I contributed to the task in numerous ways during our group project. I think it was very important that we all put in individual effort as well as productive team-work to come away with the best results.
This begins by doing a wide range of individual planning and research, then bringing this solo work to the team to discuss and improve. We all participated well with this, for example I would go away and make notes on a local radio station such as ‘96.5 Bolton FM’ and compare my findings to what Liam had discovered about a national station such as ‘Heart FM’ so we can analyse key differences and which aspects we want to use for our own station. I would say how 'local radio presenters connect with their audience better, as they deal with local topics and in this normally have presenters from the local area' and Liam would come back with 'but national stations have more advanced software for a sharper editing process' and we'd take the positives from both situations to enhance our own work.

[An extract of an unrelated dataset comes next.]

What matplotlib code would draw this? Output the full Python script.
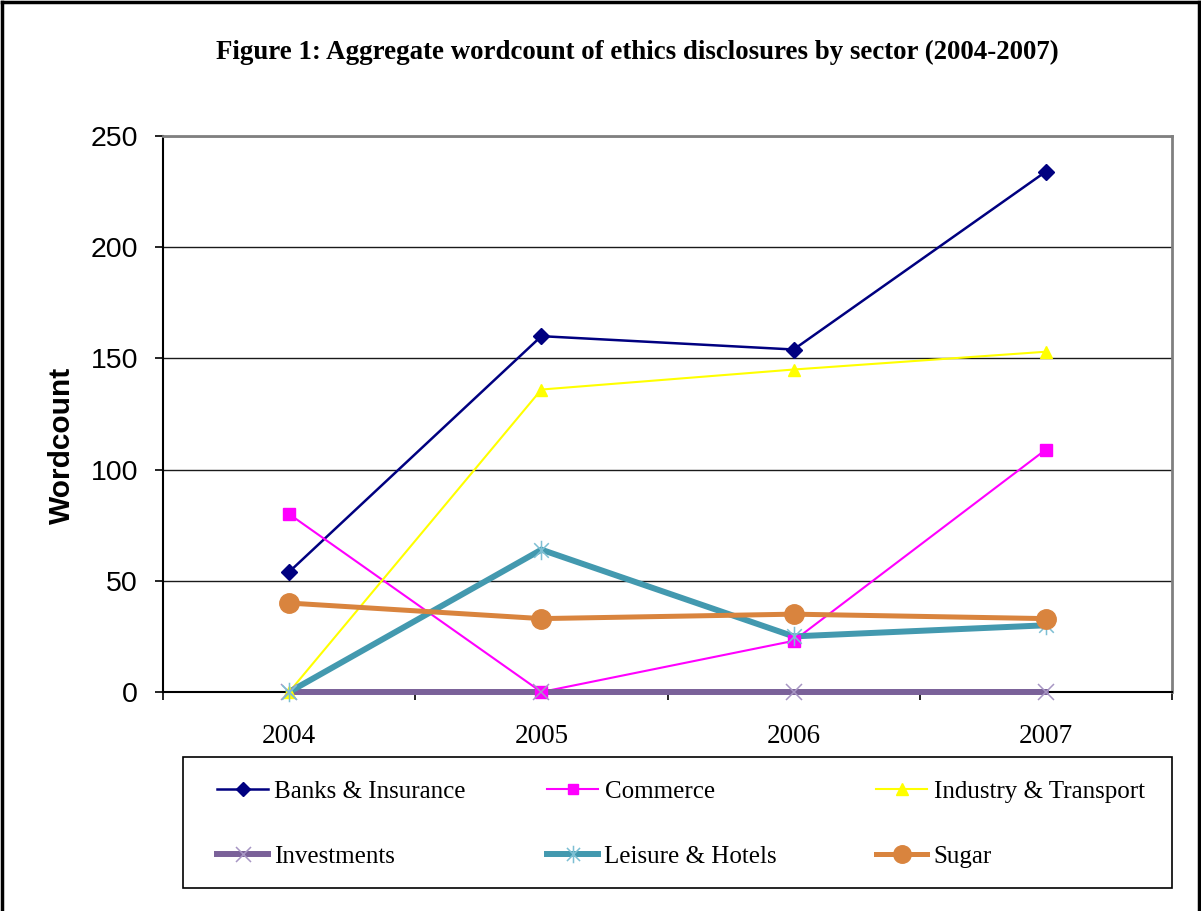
import numpy as np
import matplotlib
matplotlib.use("Agg")
from matplotlib import pyplot as plt
from matplotlib.legend import Legend
from matplotlib.lines import Line2D
from matplotlib.patches import Rectangle
from matplotlib.path import Path

years = ["2004", "2005", "2006", "2007"]
sectors = ["Banks & Insurance", "Commerce", "Industry & Transport",
           "Investments", "Leisure & Hotels", "Sugar"]

banks = [54, 160, 154, 234]
commerce = [80, 0, 23, 109]
industry = [0, 136, 145, 153]
investments = [0, 0, 0, 0]
leisure = [0, 64, 25, 30]
sugar = [40, 33, 35, 33]

series = [banks, commerce, industry, investments, leisure, sugar]

# asterisk: vertical stroke plus a cross
star = Path([(0, -1), (0, 1), (-0.75, -0.75), (0.75, 0.75), (-0.75, 0.75), (0.75, -0.75)],
            [Path.MOVETO, Path.LINETO, Path.MOVETO, Path.LINETO, Path.MOVETO, Path.LINETO])

styles = [
    dict(color="#000080", lw=1.8, marker="D", ms=8, mfc="#000080", mec="#000080", mew=1),
    dict(color="#FF00FF", lw=1.5, marker="s", ms=8, mfc="#FF00FF", mec="#FF00FF", mew=1),
    dict(color="#FFFF00", lw=1.5, marker="^", ms=9, mfc="#FFFF00", mec="#FFFF00", mew=1),
    dict(color="#7A6199", lw=4.3, marker="x", ms=12, mfc="none", mec="#A796C4", mew=1.1),
    dict(color="#4399AF", lw=4.3, marker=star, ms=14, mfc="none", mec="#7DBFD3", mew=1.1),
    dict(color="#D9843E", lw=3.6, marker="o", ms=14, mfc="#D9843E", mec="#D9843E", mew=1),
]

plt.rcParams["font.family"] = ["Liberation Serif", "DejaVu Serif"]

fig = plt.figure(figsize=(12.01, 9.11), dpi=100)
ax = fig.add_axes([163 / 1201, 219 / 911, 1009 / 1201, 556 / 911])

x = np.arange(len(years))
# lines first, markers on top, the way the spreadsheet draws them
for vals, st in zip(series, styles):
    ax.plot(x, vals, color=st["color"], lw=st["lw"], solid_joinstyle="miter",
            zorder=3, clip_on=False)
for vals, st in zip(series, styles):
    ax.plot(x, vals, ls="none", marker=st["marker"], ms=st["ms"], mfc=st["mfc"],
            mec=st["mec"], mew=st["mew"], zorder=4, clip_on=False)

ax.set_xlim(-0.5, 3.5)
ax.set_ylim(0, 250)
ax.set_yticks(np.arange(0, 251, 50))
ax.set_yticklabels([str(v) for v in range(0, 251, 50)], family="Liberation Sans", fontsize=20.5)
ax.yaxis.grid(True, color="#1a1a1a", lw=1.0)
ax.set_axisbelow(True)

ax.set_xticks(np.arange(-0.5, 4, 1))
ax.set_xticklabels([])
ax.set_xticks(x, minor=True)
ax.set_xticklabels(years, minor=True, fontsize=19.5)
ax.tick_params(axis="x", which="major", direction="out", length=6, width=1.2, color="black")
ax.tick_params(axis="x", which="minor", length=0, pad=23)
ax.tick_params(axis="y", direction="out", length=6, width=1.2, pad=12, color="black")

for side in ("top", "right"):
    ax.spines[side].set_color("#808080")
    ax.spines[side].set_linewidth(2)
for side in ("left", "bottom"):
    ax.spines[side].set_color("black")
    ax.spines[side].set_linewidth(1.5)

fig.text(62 / 1201, 1 - 445 / 911, "Wordcount", rotation=90, ha="center", va="center",
         family="Liberation Sans", fontweight="bold", fontsize=21.5)
fig.text(637 / 1201, 1 - 52 / 911,
         "Figure 1: Aggregate wordcount of ethics disclosures by sector (2004-2007)",
         ha="center", va="center", fontweight="bold", fontsize=19.4)

handles = [Line2D([], [], color=st["color"], lw=st["lw"], marker=st["marker"],
                  ms=st["ms"] * 0.9, mfc=st["mfc"], mec=st["mec"], mew=st["mew"])
           for st in styles]


def px(xp, yp):
    # pixel position -> axes fraction
    return (xp - 163) / 1009, (692 - yp) / 556


# legend box, then one legend per column so the columns sit on a fixed grid
x0, y0 = px(183, 888)
x1, y1 = px(1172, 757)
ax.add_patch(Rectangle((x0, y0), x1 - x0, y1 - y0, transform=ax.transAxes,
                       fill=True, facecolor="white", edgecolor="black", lw=1.2,
                       clip_on=False, zorder=5))
col_left = [217, 547, 876]
for c, xl in enumerate(col_left):
    idx = [c, c + 3]
    leg = Legend(ax, [handles[i] for i in idx], [sectors[i] for i in idx],
                 loc="center left", bbox_to_anchor=px(xl, 824),
                 fontsize=18, frameon=False, borderpad=0, labelspacing=1.7,
                 handlelength=2.05, handletextpad=0.25, borderaxespad=0)
    leg.set_zorder(6)
    ax.add_artist(leg)

# outer frame of the figure
fig.add_artist(Line2D([0.002, 0.002], [0, 0.998], color="black", lw=2.5, transform=fig.transFigure))
fig.add_artist(Line2D([0.002, 0.998], [0.998, 0.998], color="black", lw=2.5, transform=fig.transFigure))
fig.add_artist(Line2D([0.998, 0.998], [0, 0.998], color="black", lw=2.5, transform=fig.transFigure))

fig.savefig("out.png", dpi=100)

With our preliminary task we all took on major roles to master individual skills to bring to the team. I focused on presenting skills with microphone work. As we were still learning, there was lots of room for improving after our preliminary, but as a learning curve this greatly helped us. I learnt I needed to speak softer into the mike and stop static sounds and ‘dead air’ moments.
As me moved onto the final piece I wanted a more all-round approach to the work so began focusing on editing as well as the recording. We used Audacity, which I spent time practising on and learning how to cut and move sound segments. Again we all put in individual work, but by bringing these ideas to the team meetings we had a lot of group input and evolution of our ideas.
During our research for news stories I frequently watched the news and checked stories online for inspiration. I decided we wanted a mix of light-hearted and serious, powerful stories that would interest our target audience of teenagers to young adults, who are at the stage of enjoying ‘fun’ stories while having moral obligations to care about the world. I suggested to my group we cover the John Terry affair and Hati stories, as the juxtaposition of stories was exactly what we were looking for.
From here we moved onto the recording stages of our final piece, as I stated, I wanted to much more involved with the editing and technical stages of this and so I was. I became a more confident user of Audacity and introduced snippets of jingle in-between headlines. I also kept presenting, and felt my voice was more professional to a news show. I studied the presenting skills of professionals such as Trevor McDonald and spoke softer, yet with authority, into the mike. I think tone was very important as we needed the balance between ‘jokey’ attitudes enjoyed by our young target audience and serious and respectful voices to justify our serious stories.
I believe I contributed well to the task and was part of an effective team that pulled all our ideas together to create our radio segment.